2 aprile 2016

L'onta


Dopo un'ora di gioco e di non entusiasmante spettacolo, el Clásico sembrava avviato verso il suo naturale e atteso epilogo. Inzuccando su corner, Piquet inneggiava alla libertà della Catalunya, riavvolgendo il Madrid nel suo spleen stagionale. 

In effetti, s'era giocato un primo tempo parecchio inconcludente, dall'una e dall'altra parte, ma soprattutto dall'una, quella blaugrana. Lenti palleggi e trequarti intasata, nessuno dei tre tenori in serata di grande vena; qualche tentativo del Real di ripartire in contropiede, ma con poca voglia di esporsi a sua volta. In fondo, veniva da pensare, al Barça un pari può anche star bene. Per la classifica, e perché martedì ci sarà una sfida di uguale intensità agonistica ma - al momento - di maggiore importanza. La Liga è in cassaforte o quasi, tanto vale non rischiare il fiato e le gambe.

Un primo tempo da Clásico di transizione, ravvivato dall'ovvio minuto di applausi per Cruijff, acceso dall'arbitro con qualche giallo sventolato sotto il naso dei soliti noti - i Ramos e i Suarez -, e gli unici davvero eccitati erano i 100.000 di Camp Nou. Veniva da pensare che, dopo tempo immemorabile, potesse finire zero a zero. Non capita dal 2002, si sa. E dunque, prima o poi, deve ricapitare.

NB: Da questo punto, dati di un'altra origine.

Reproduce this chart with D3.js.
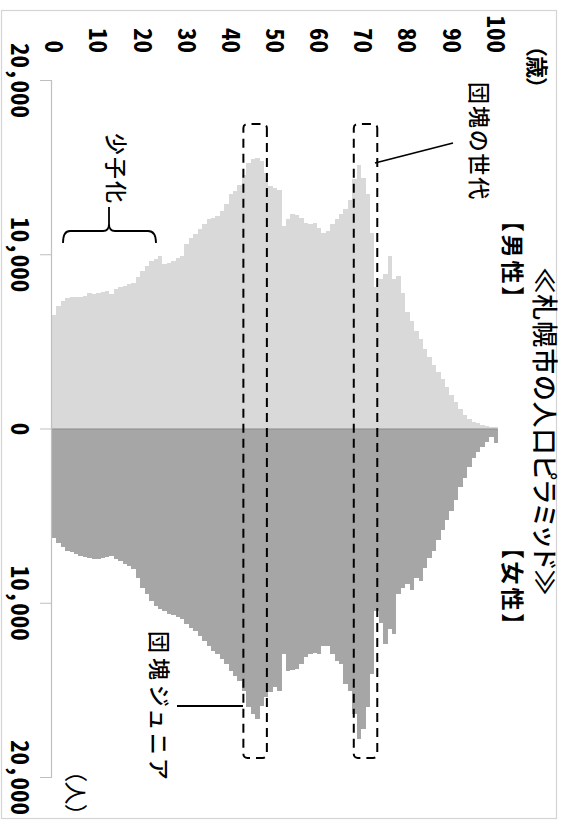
<!DOCTYPE html>
<html><head><meta charset="utf-8">
<script src="https://cdn.jsdelivr.net/npm/d3@7"></script>
<style>
html,body{margin:0;padding:0;background:#fff;}
svg{display:block;}
.jp{font-family:"Noto Sans CJK JP",sans-serif;font-feature-settings:"palt";}
.num{font-family:"Noto Sans Mono CJK JP","Liberation Sans Narrow","Liberation Sans",sans-serif;font-weight:700;}
</style></head>
<body>
<svg id="c" width="566" height="821"></svg>
<script>
// ---- data (ages 0..100, persons) ----
const ages = d3.range(0, 101);
const male = [6500,7050,7330,7470,7520,7560,7520,7580,7800,7700,
 7770,7850,7900,7700,8000,8100,8200,8300,8350,8670,
 9050,9330,9620,9710,9900,9430,9500,9620,9800,9900,
 10570,10950,11140,11430,11710,12000,12100,12190,12480,12860,
 13430,13620,14000,14570,15240,15470,15520,15330,14670,13900,
 13810,13710,11620,12000,12290,12230,12100,11810,11710,11810,
 11520,11240,11330,11710,12000,12290,12570,13140,14290,15140,
 14380,13430,11240,8100,8570,8860,9900,8570,8760,7800,
 6670,6190,5620,5140,4570,4100,3620,3240,2860,2380,
 1900,1520,1140,800,570,380,290,190,130,100,100];
const female = [6290,6570,6820,7050,7100,7200,7300,7390,7430,7470,
 7470,7430,7390,7330,7470,7620,7770,7900,8040,8570,
 9140,9520,9900,10190,10380,10480,10630,10700,10820,10950,
 11240,11430,11620,11900,12190,12480,12760,12950,13240,13520,
 13900,14190,14480,15050,16000,16380,16670,15900,15430,15140,
 14860,15050,12950,13900,13870,13800,13520,13140,12950,12860,
 12950,12480,12480,12950,13330,13520,14670,15050,16380,17810,
 17240,16000,14100,10480,11140,12380,11520,11810,9520,9140,
 8950,9240,8570,8760,8000,7430,7050,6380,5810,5240,
 4760,4100,3330,2860,2190,1710,1330,1050,760,480,860];
const ageTicks = [0,10,20,30,40,50,60,70,80,90,100];
const popTicks = [-20000,-10000,0,10000,20000];
const title = "≪札幌市の人口ピラミッド≫";
const maleLabel = "【男性】", femaleLabel = "【女性】";
const ageUnit = "（歳）", popUnit = "（人）";
const notes = {dankai:"団塊の世代", junior:"団塊ジュニア", shoshi:"少子化"};
const boxes = [[43,48],[68,73]];

// ---- layout: draw in an upright frame (821 x 566), rotate 90deg clockwise ----
const svg = d3.select("#c");
svg.append("rect").attr("x",1.5).attr("y",10.5).attr("width",555).attr("height",808)
  .attr("fill","#fff").attr("stroke","#d4d4d4").attr("stroke-width",1.2);
const g = svg.append("g").attr("transform","translate(566,0) rotate(90)");

const x = d3.scaleLinear().domain([-20000,20000]).range([80,777]);
const y = d3.scaleBand().domain(ages).range([514,68]).padding(0);

// bars
g.append("g").attr("shape-rendering","crispEdges").selectAll("rect.m").data(ages).join("rect")
  .attr("x",d=>x(-male[d])).attr("width",d=>x(0)-x(-male[d]))
  .attr("y",d=>y(d)).attr("height",y.bandwidth()).attr("fill","#d9d9d9");
g.append("g").attr("shape-rendering","crispEdges").selectAll("rect.f").data(ages).join("rect")
  .attr("x",x(0)).attr("width",d=>x(female[d])-x(0))
  .attr("y",d=>y(d)).attr("height",y.bandwidth()).attr("fill","#a6a6a6");

// age axis (category axis crossing at 0)
const ay = g.append("g").attr("transform",`translate(${x(0)},0)`)
  .call(d3.axisLeft(y).tickValues(ageTicks).tickSize(0));
ay.select(".domain").attr("stroke","#8c8c8c").attr("stroke-width",1.2);
ay.selectAll("text").attr("x",53-x(0)).attr("class","num")
  .attr("font-size",25).attr("fill","#000").attr("text-anchor","end").attr("dy","0.36em");

// population axis
const ax = g.append("g").attr("transform","translate(0,514)")
  .call(d3.axisBottom(x).tickValues(popTicks).tickSize(12).tickFormat(d=>d3.format(",")(Math.abs(d))));
ax.select(".domain").attr("stroke","#bfbfbf").attr("stroke-width",1.2);
ax.selectAll(".tick line").attr("stroke","#bfbfbf");
ax.selectAll("text").attr("class","num").attr("font-size",25).attr("fill","#000")
  .attr("y",32).attr("dy","0.36em");

// titles
const T = (t,u,v,size,anchor,weight)=>g.append("text").attr("class","jp").text(t)
  .attr("x",u).attr("y",v).attr("font-size",size).attr("text-anchor",anchor||"start")
  .attr("font-weight",weight||400).attr("dominant-baseline","central").attr("fill","#000");
T(title,432,20,26,"middle",500).attr("letter-spacing",1);
T(maleLabel,220,52,23,"start",700).attr("letter-spacing",3);
T(femaleLabel,547,52,23,"start",700).attr("letter-spacing",3);
T(ageUnit,67,27,22,"middle",700);
T(popUnit,793,489,23,"middle",400);

// dashed boxes
boxes.forEach(([a0,a1])=>{
  g.append("rect").attr("x",124).attr("width",634)
   .attr("y",y(a1)+1.5).attr("height",y(a0)+y.bandwidth()-y(a1)-3)
   .attr("rx",4).attr("fill","none").attr("stroke","#000").attr("stroke-width",2)
   .attr("stroke-dasharray","9,6");
});

// annotations
T(notes.dankai,82,85,22,"start",500).attr("letter-spacing",2);
g.append("line").attr("x1",143).attr("y1",113).attr("x2",163).attr("y2",191)
  .attr("stroke","#000").attr("stroke-width",1.8);
T(notes.shoshi,133,448,22,"start",500).attr("letter-spacing",2);
g.append("path").attr("fill","none").attr("stroke","#000").attr("stroke-width",1.8)
  .attr("d","M243,410 Q231,410 231,418 L231,451 Q231,457 224,457 Q231,457 231,463 L231,496 Q231,503 243,503 M207,457 L224,457");
T(notes.junior,631,405,22,"start",500).attr("letter-spacing",5);
g.append("line").attr("x1",706).attr("y1",389).attr("x2",706).attr("y2",323)
  .attr("stroke","#000").attr("stroke-width",1.8);
</script>
</body></html>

E' Gareth Bale, ma indubbiamente ricorda la gif di John Travolta che
impazza sui social
Ma esistono solo Clásicos inolvidables, da parecchi anni, per obbligo e definizione. E perciò nel secondo tempo accade di tutto. Anzi, nell'ultima mezz'ora. Prima il pari - di prepotenza, da centravanti old style, alla Boninsegna - firmato da Benzema. Poi la sostituzione di Rakitic (in riserva?) con Arda Turan: mossa che spalanca al Real le porte della città. Zidane ha la faccia di uno che ci crede ancora. E infatti: due a uno, incornata di Bale. Gol. Annullato: inspiegabilmente, scandalosamente. Logico, al Bernabéu qualsiasi arbitro l'avrebbe convalidato; a Camp Nou vigono regole diverse. Le regole di Camp Nou e del Bernabéu sono diverse da quelle che in vigore negli altri stadi del mondo, e a qualsiasi squadra ospite, a Camp Nou o al Bernabéu, un gol così sarebbe stato annullato. Ma non basta. Passa un minuto e puntuale arriva l'espulsione (un classico del Clásico) di Sergio Ramos. Pensi che a quel punto e nonostante manchino dieci minuti e anche meno le cose torneranno nel loro solco, che i Blancos ricadranno nel loro spleen e che il finale sarà un altro glorioso trionfo della Catalunya. Già immagini i canti e le lacrime e le dediche. E invece no. Tutto il contrario. Cristiano, che durante la partita si era soprattutto esercitato nell'arte di dribblare se stesso, finalmente indovina un gesto di alto contenuto tecnico: stop a superare l'avversario e palla bassa, velenosa e difficile da prendere per uno bravo, anche per Bravo. 


Sicché, in dieci contro undici, in rimonta, il Real vince una partita che nessuno (escluso Zizou) riteneva potesse vincere. Un'onta, per il Barça, nella prima notte in cui il fondatore lo guardava giocare dalle nuvole. Un'onta e un campanello d'allarme. Da non sottovalutare. Gioco lento, motore ingolfato. Poca benzina, forse. Così, nel silenzio indispettito e surreale di Camp Nou, dopo il triplice fischio, qualcuno sente già da lontano il rumore dei cavalli del Cholo. Arriveranno fra qualche giorno e sarà una battaglia crudele.